Al-Ansari also referenced other examples of Qatar’s efforts to play a mediating role, including in the conflicts in Darfur, Djibouti, Eritrea, Chad and the Democratic Republic of the Congo.

Qatar also acted as a mediator during and after the Taliban takeover of Afghanistan in 2021, Al-Ansari said. While Qatar’s role met with some criticism, the spokesperson says that engagement with the Taliban was preferable to isolation.

“We understand the situation is not easy for the international community to engage. But complete isolation is not the solution. It didn’t work, and it won’t work. It will push the government there into the hands of other states which are not interested in human rights for women and children in Afghanistan,” he said.

He added that the Qatari prime minister’s meeting with the leader of the Taliban in Kandahar was the first-ever talks between that nation’s leadership and a foreign official.
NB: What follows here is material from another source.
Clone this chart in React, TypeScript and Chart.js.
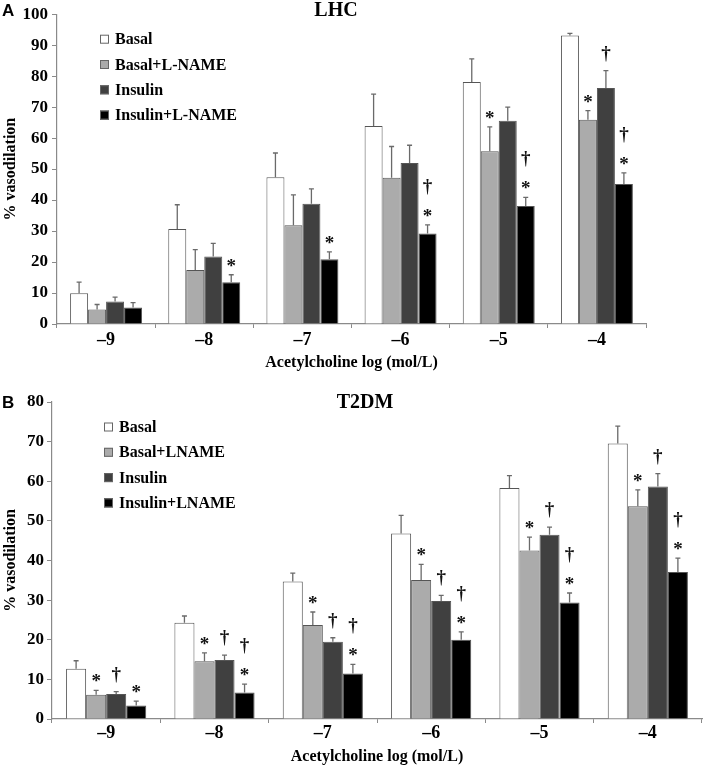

Regarding trade, and specifically the dominant role of China internationally, Al-Ansari stated that it would be impossible to isolate Beijing.

“China is one of the biggest producers in the world. We will always need it and it will always need us.” However, he said, “we shouldn’t allow economic pressure to be used in political matters. Energy should not be weaponized. Trade should not be weaponized.”